I Miss You Too
Recently, I sent a text saying, “Even though I saw you yesterday it feels like it’s been a lot longer.” He responded, “Are you saying you miss me?” My mouth went dry, and my chest caved in as my inhales sped to short shallow breaths. My palms were slick, and I rubbed them back and forth on the thighs of my jeans. “Miss him?” I thought. My inner voice screamed, “I will not allow myself to miss anyone! I’m a whole person. I can love myself, heal myself, take care of myself in every way. I change all my own lightbulbs goddamnit and I am certainly not a woman who misses someone.” Pffff. Plleease. No way.
In that moment, I felt missing someone implied that there was something absent in my life. A missing a sock, a missing an ingredient for a recipe, a missing piece for that self-assembled Ikea night table. Nuh- uh, not me. I am not missing anything, and if I am, I got it covered all by myself. I don’t feel empty or incomplete, I’m not pining away for him, so missing him seemed extreme. Missing can mean you need a certain part or piece to be whole, or it can mean you’re disconnected as in, ‘I missed what you said’, in essence saying ‘I don’t get it.’ In fact, they are opposite meanings when you think about it.
Maybe it’s a matter of linguistics. Would it be possible for me to wish I was with someone without feeling dependent, or pathetic and needy? After breaking free from a deadly snare of a marriage that most don’t have the courage, or strength to escape, I feared that missing someone was a gateway drug back to a dysfunctional relationship. Allowing myself to be raw and vulnerable is difficult. I’ve been betrayed and deceived. Of course, I’m going to be hesitant, and terrified in new relationships. If I say I miss him, does that mean I can’t handle my life without him? Do I need his ingredient to make my favorite cupcakes? Will the batter not rise without him? I strive to depend on myself and missing someone feels like an open admission that someone is filling a need.

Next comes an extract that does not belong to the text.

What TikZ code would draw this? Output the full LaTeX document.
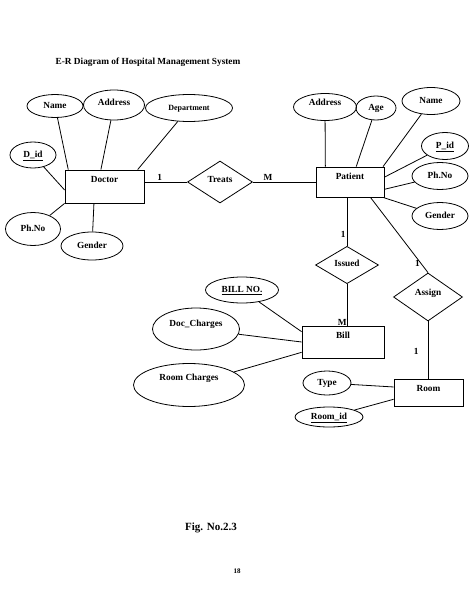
\documentclass[tikz,border=0pt]{standalone}
\usepackage{fontspec}
\setmainfont{Liberation Serif}
\usetikzlibrary{shapes.geometric}
\begin{document}
\begin{tikzpicture}[x=1pt,y=-1pt,line width=0.8pt,
    font=\fontsize{9.3}{10}\selectfont\bfseries,
    attr/.style 2 args={ellipse, draw, inner sep=0pt, minimum width=#1, minimum height=#2, text height=7pt, text depth=2pt},
    entity/.style 2 args={rectangle, draw, inner xsep=0pt, inner ysep=5pt, minimum width=#1, text height=7pt, text depth=#2},
    rel/.style 2 args={diamond, draw, inner sep=0pt, minimum width=#1, minimum height=#2, text height=7pt, text depth=2pt},
    card/.style={inner sep=1pt}]
    \useasboundingbox (0,0) rectangle (474,613);
    \node[font=\fontsize{9.3}{11}\selectfont\bfseries] (title) at (148,62) {E-R Diagram of Hospital Management System};

    \node[entity={79pt}{16pt}] (doctor) at (104.5,186.5) {Doctor};
    \node[attr={56pt}{23pt}] (dname) at (55,106) {Name};
    \node[attr={61pt}{30pt}, text depth=7pt] (daddr) at (114,105) {Address};
    \node[attr={87pt}{27pt}, font=\fontsize{8}{9}\selectfont\bfseries] (ddept) at (189,108) {Department};
    \node[attr={46pt}{26pt}] (did) at (33,155) {\underline{D\_id}};
    \node[attr={55pt}{33pt}] (dphone) at (33,229) {Ph.No};
    \node[attr={62pt}{28pt}] (dgender) at (92,246) {Gender};

    \node[rel={65pt}{42pt}, text depth=7pt] (treats) at (220,182) {Treats};

    \node[entity={68pt}{13pt}] (patient) at (350,182) {Patient};
    \node[attr={63pt}{27pt}, text depth=11pt] (paddr) at (325,107) {Address};
    \node[attr={40pt}{24pt}] (page) at (376,108) {Age};
    \node[attr={58pt}{27pt}] (pname) at (431,101) {Name};
    \node[attr={47pt}{27pt}] (pid) at (445,146) {\underline{P\_id}};
    \node[attr={56pt}{27pt}] (pphone) at (440,176) {Ph.No};
    \node[attr={56pt}{27pt}] (pgender) at (440,216) {Gender};

    \node[rel={63pt}{37pt}, text depth=5pt] (issued) at (347,265) {Issued};
    \node[rel={69pt}{48pt}, text depth=11pt] (assign) at (428,297) {Assign};

    \node[entity={82pt}{15pt}] (bill) at (343,342) {Bill};
    \node[attr={73pt}{26pt}] (billno) at (242,290) {\underline{BILL NO.}};
    \node[attr={87pt}{42pt}, text depth=13pt] (doccharge) at (196,329) {Doc\_Charges};
    \node[attr={111pt}{43pt}, text depth=17pt] (roomcharge) at (189,385) {Room Charges};

    \node[entity={69pt}{10pt}] (room) at (428.5,392.5) {Room};
    \node[attr={48pt}{24pt}] (rtype) at (327,383) {Type};
    \node[attr={68pt}{20pt}] (roomid) at (329,417) {\underline{Room\_id}};

    \node[font=\fontsize{11}{13}\selectfont\bfseries] (fig) at (211,528) {Fig. No.2.3};
    \node[font=\fontsize{7}{8}\selectfont\bfseries] (pageno) at (237,571) {18};

    \draw (dname) -- (doctor.155);
    \draw (daddr) -- (doctor.102);
    \draw (ddept) -- (doctor.27);
    \draw (did) -- (doctor.185);
    \draw (dphone) -- (doctor.south west);
    \draw (dgender) -- (doctor.238);
    \draw (doctor.east |- treats.west) -- node[above, pos=0.36, card] {1} (treats.west);
    \draw (treats.east) -- node[above, pos=0.24, card] {M} (patient.west);

    \draw (paddr) -- (patient.148);
    \draw (page) -- (patient.68);
    \draw (pname) -- (patient.25);
    \draw (pid) -- (patient.8);
    \draw (pphone) -- (patient.348);
    \draw (pgender) -- (patient.335);
    \draw (issued.north |- patient.south) -- node[left, pos=0.76, card] {1} (issued.north);
    \draw (patient.323) -- node[left, pos=0.88, card] {1} (assign.north);

    \draw (issued.south) -- (issued.south |- bill.north) node[anchor=south east, inner sep=0pt] {M};
    \draw (billno) -- (bill.166);
    \draw (doccharge) -- (bill.west);
    \draw (roomcharge) -- (bill.194);

    \draw (assign.south) -- node[left=8pt, pos=0.53, card] {1} (assign.south |- room.north);
    \draw (rtype) -- (room.171);
    \draw (roomid) -- (room.191);
\end{tikzpicture}
\end{document}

As our texts continued, I remained aloof and guarded. The poor guy. To his credit he hung in there and tried to decipher my defensive words while he reminded me of the respect, admiration and trust we share. In essence he was saying, “It’s safe to miss me.” I closed my eyes and calmed my racing thoughts. His words soothed my skeptical thoughts, and I steadily understood that missing someone can coexist with independence. I can trust myself to be complete on my own yet acknowledge that even mundane activities could be more enjoyable if we were doing them together. While I know the supermarket, carwash and cooking dinner are basic tasks for me, they sure would be more fun with him making me laugh with his silly sound effects while racing the shopping cart from aisle to aisle.
I seem to get caught up in defining emotional words, overthinking the meaning before I can own the feeling. It only took about two days for me to psychoanalyze the implications of missing someone to accept the terminology. Hi, my name is Leslie, and today I’m admitting there is someone I miss when we aren’t together. Deep breaths to follow.